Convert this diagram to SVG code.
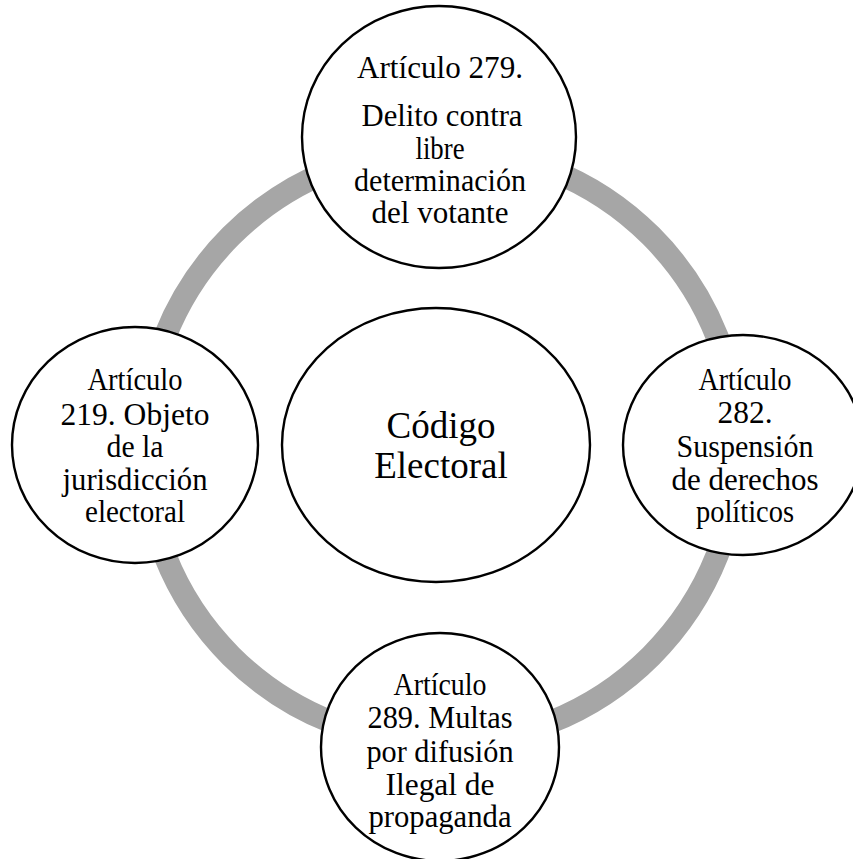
<svg xmlns="http://www.w3.org/2000/svg" width="853" height="859" viewBox="0 0 853 859">
  <style>
    .node { fill: #ffffff; stroke: #000000; stroke-width: 2.4; }
    .ring { fill: none; stroke: #a6a6a6; stroke-width: 23; }
    .lbl { font-family: "Liberation Serif", "Times New Roman", serif; font-size: 31px; fill: #000000; text-anchor: middle; }
    .hub { font-family: "Liberation Serif", "Times New Roman", serif; font-size: 37px; fill: #000000; text-anchor: middle; }
  </style>
  <rect width="853" height="859" fill="#ffffff"/>

  <!-- cycle connector behind the nodes -->
  <g id="connectors">
    <circle class="ring" cx="441" cy="446" r="297"/>
  </g>

  <g id="node-center">
    <ellipse class="node" cx="436" cy="445" rx="154" ry="137"/>
    <text class="hub" x="441" y="438">Código</text>
    <text class="hub" x="441" y="478">Electoral</text>
  </g>

  <g id="node-279">
    <ellipse class="node" cx="439" cy="137" rx="137" ry="131"/>
    <text class="lbl" x="440" y="78" textLength="166" lengthAdjust="spacingAndGlyphs">Artículo  279.</text>
    <text class="lbl" x="442" y="126" textLength="161" lengthAdjust="spacingAndGlyphs">Delito  contra</text>
    <text class="lbl" x="440" y="159" textLength="49" lengthAdjust="spacingAndGlyphs">libre</text>
    <text class="lbl" x="440" y="191" textLength="172" lengthAdjust="spacingAndGlyphs">determinación</text>
    <text class="lbl" x="440" y="223" textLength="137" lengthAdjust="spacingAndGlyphs">del votante</text>
  </g>

  <g id="node-219">
    <ellipse class="node" cx="135" cy="445" rx="123" ry="118"/>
    <text class="lbl" x="135" y="390" textLength="95" lengthAdjust="spacingAndGlyphs">Artículo</text>
    <text class="lbl" x="135" y="425" textLength="149" lengthAdjust="spacingAndGlyphs">219. Objeto</text>
    <text class="lbl" x="135" y="457" textLength="57" lengthAdjust="spacingAndGlyphs">de la</text>
    <text class="lbl" x="135" y="490" textLength="145" lengthAdjust="spacingAndGlyphs">jurisdicción</text>
    <text class="lbl" x="135" y="522" textLength="100" lengthAdjust="spacingAndGlyphs">electoral</text>
  </g>

  <g id="node-282">
    <ellipse class="node" cx="743" cy="445" rx="120" ry="110"/>
    <text class="lbl" x="745" y="390" textLength="93" lengthAdjust="spacingAndGlyphs">Artículo</text>
    <text class="lbl" x="745" y="423" textLength="55" lengthAdjust="spacingAndGlyphs">282.</text>
    <text class="lbl" x="745" y="457" textLength="137" lengthAdjust="spacingAndGlyphs">Suspensión</text>
    <text class="lbl" x="745" y="490" textLength="147" lengthAdjust="spacingAndGlyphs">de derechos</text>
    <text class="lbl" x="745" y="522" textLength="98" lengthAdjust="spacingAndGlyphs">políticos</text>
  </g>

  <g id="node-289">
    <ellipse class="node" cx="440" cy="747" rx="119" ry="114"/>
    <text class="lbl" x="440" y="695" textLength="93" lengthAdjust="spacingAndGlyphs">Artículo</text>
    <text class="lbl" x="440" y="728" textLength="145" lengthAdjust="spacingAndGlyphs">289. Multas</text>
    <text class="lbl" x="440" y="762" textLength="147" lengthAdjust="spacingAndGlyphs">por difusión</text>
    <text class="lbl" x="440" y="795" textLength="109" lengthAdjust="spacingAndGlyphs">Ilegal  de</text>
    <text class="lbl" x="440" y="827" textLength="143" lengthAdjust="spacingAndGlyphs">propaganda</text>
  </g>
</svg>
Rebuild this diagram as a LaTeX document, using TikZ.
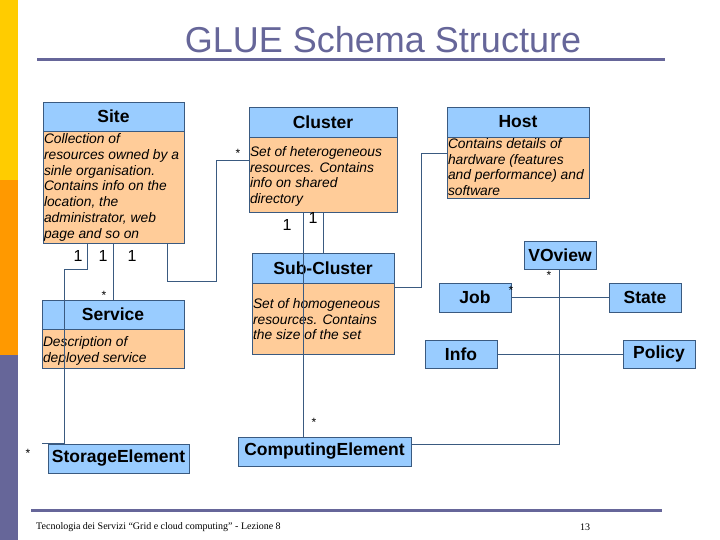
\documentclass[tikz,border=0pt]{standalone}
\usepackage{fontspec}
\setmainfont{Liberation Sans}
\newfontfamily\serifnote{Liberation Serif}
\definecolor{headblue}{HTML}{99CCFF}
\definecolor{peach}{HTML}{FFCC99}
\definecolor{linec}{HTML}{3A5A80}
\definecolor{slate}{HTML}{666699}
\definecolor{stripeyellow}{HTML}{FFCC00}
\definecolor{stripeorange}{HTML}{FF9900}
% height, width, top gap, text
\newcommand{\classtext}[4]{\parbox[t][#1pt][t]{#2pt}{\raggedright\vspace*{#3pt}#4}}
\tikzset{
  classhead/.style={draw=linec, fill=headblue, inner sep=0pt, minimum height=29,
    font=\bfseries\fontsize{17.5}{20}\selectfont},
  classbody/.style={draw=linec, fill=peach, inner sep=1pt, anchor=north,
    font=\itshape\fontsize{13.8}{15.7}\selectfont},
  assoc/.style={draw=linec, line width=0.8pt},
  mult/.style={inner sep=0pt, font=\fontsize{16}{16}\selectfont},
  star/.style={inner sep=0pt, font=\fontsize{12}{12}\selectfont},
}
\begin{document}
\begin{tikzpicture}[x=1pt, y=-1pt]
    \useasboundingbox (0,0) rectangle (720,540);
    % side bar
    \fill[stripeyellow] (0,0) rectangle (18,180);
    \fill[stripeorange] (0,180) rectangle (18,355);
    \fill[slate] (0,355) rectangle (18,540);

    % title
    \node[text=slate, inner sep=0pt, font=\fontsize{36}{40}\selectfont] (title) at (383,40) {GLUE Schema Structure};
    \draw[slate, line width=3pt] (37,60) -- (665,60);

    % classes
    \node[classhead, minimum width=141] (site) at (113.5,116.5) {Site};
    \node[classbody] (sitebody) at (site.south) {\classtext{110}{139}{1.5}{Collection of\\resources owned by a\\sinle organisation.\\Contains info on the\\location, the\\administrator, web\\page and so on}};
    \node[classhead, minimum width=148, minimum height=30] (cluster) at (323,122) {Cluster};
    \node[classbody] (clusterbody) at (cluster.south) {\classtext{73}{146}{8}{Set of heterogeneous\\resources. Contains\\info on shared\\directory}};
    \node[classhead, minimum width=142, minimum height=30] (host) at (518,122) {Host};
    \node[classbody] (hostbody) at (host.south) {\classtext{59}{140}{0}{Contains details of\\hardware (features\\and performance) and\\software}};
    \node[classhead, minimum width=142] (service) at (113,314.5) {Service};
    \node[classbody] (servicebody) at (service.south) {\classtext{37}{140}{6}{Description of\\deployed service}};
    \node[classhead, minimum width=142, minimum height=30] (subcluster) at (323,268) {Sub-Cluster};
    \node[classbody] (subclusterbody) at (subcluster.south) {\classtext{69}{140}{14}{Set of homogeneous\\resources. Contains\\the size of the set}};
    \node[classhead, minimum width=72, minimum height=28] (voview) at (560,255) {VOview};
    \node[classhead, minimum width=72] (job) at (475,297.5) {Job};
    \node[classhead, minimum width=72] (state) at (645,297.5) {State};
    \node[classhead, minimum width=72, minimum height=28] (info) at (461,354) {Info};
    \node[classhead, minimum width=72, minimum height=28] (policy) at (659,354) {Policy};
    \node[classhead, minimum width=141] (storage) at (118.5,458.5) {StorageElement};
    \node[classhead, minimum width=173] (computing) at (324.5,451.5) {ComputingElement};

    % associations
    \draw[assoc] (87,0 |- sitebody.south) -- (87,269) -- (64,269) -- (64,0 |- storage.north) -- (42,0 |- storage.north);
    \draw[assoc] (113,0 |- sitebody.south) -- (113,0 |- service.north);
    \draw[assoc] (167,0 |- sitebody.south) -- (167,281) -- (216,281) -- (216,160) -- (216,160 -| clusterbody.west);
    \draw[assoc] (323,0 |- clusterbody.south) -- (323,0 |- subcluster.north);
    \draw[assoc] (303,0 |- clusterbody.south) -- (303,0 |- computing.north);
    \draw[assoc] (hostbody.west |- 0,153) -- (421,153) -- (421,287) -- (subclusterbody.east |- 0,287);
    \draw[assoc] (559,0 |- voview.south) -- (559,444) -- (computing.east |- 0,444);
    \draw[assoc] (job) -- (state);
    \draw[assoc] (info) -- (policy);

    % multiplicities
    \node[mult] (m1) at (78,256) {1};
    \node[mult] (m2) at (103,256) {1};
    \node[mult] (m3) at (132,256) {1};
    \node[mult] (m4) at (287,225) {1};
    \node[mult] (m5) at (313,218) {1};
    \node[star] (s1) at (238,153) {*};
    \node[star] (s2) at (104,295) {*};
    \node[star] (s3) at (28,453) {*};
    \node[star] (s4) at (314,422) {*};
    \node[star] (s5) at (549,275) {*};
    \node[star] (s6) at (511,290) {*};

    % footer
    \draw[slate, line width=3pt] (31,510) -- (662,510);
    \node[anchor=west, inner sep=0pt, font=\serifnote\fontsize{10}{12}\selectfont] (footer) at (36,527) {Tecnologia dei Servizi “Grid e cloud computing” - Lezione 8};
    \node[inner sep=0pt, font=\serifnote\fontsize{10}{12}\selectfont] (pagenum) at (585,527) {13};
\end{tikzpicture}
\end{document}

**Aim of the task**. Leave the pictures aside and restate exactly the lines from the one containing "Rebuild this diagram" to the one containing "(37,60) -- (665,60);", those two lines included.

**Finished task**.
Rebuild this diagram as a LaTeX document, using TikZ.
\documentclass[tikz,border=0pt]{standalone}
\usepackage{fontspec}
\setmainfont{Liberation Sans}
\newfontfamily\serifnote{Liberation Serif}
\definecolor{headblue}{HTML}{99CCFF}
\definecolor{peach}{HTML}{FFCC99}
\definecolor{linec}{HTML}{3A5A80}
\definecolor{slate}{HTML}{666699}
\definecolor{stripeyellow}{HTML}{FFCC00}
\definecolor{stripeorange}{HTML}{FF9900}
% height, width, top gap, text
\newcommand{\classtext}[4]{\parbox[t][#1pt][t]{#2pt}{\raggedright\vspace*{#3pt}#4}}
\tikzset{
  classhead/.style={draw=linec, fill=headblue, inner sep=0pt, minimum height=29,
    font=\bfseries\fontsize{17.5}{20}\selectfont},
  classbody/.style={draw=linec, fill=peach, inner sep=1pt, anchor=north,
    font=\itshape\fontsize{13.8}{15.7}\selectfont},
  assoc/.style={draw=linec, line width=0.8pt},
  mult/.style={inner sep=0pt, font=\fontsize{16}{16}\selectfont},
  star/.style={inner sep=0pt, font=\fontsize{12}{12}\selectfont},
}
\begin{document}
\begin{tikzpicture}[x=1pt, y=-1pt]
    \useasboundingbox (0,0) rectangle (720,540);
    % side bar
    \fill[stripeyellow] (0,0) rectangle (18,180);
    \fill[stripeorange] (0,180) rectangle (18,355);
    \fill[slate] (0,355) rectangle (18,540);

    % title
    \node[text=slate, inner sep=0pt, font=\fontsize{36}{40}\selectfont] (title) at (383,40) {GLUE Schema Structure};
    \draw[slate, line width=3pt] (37,60) -- (665,60);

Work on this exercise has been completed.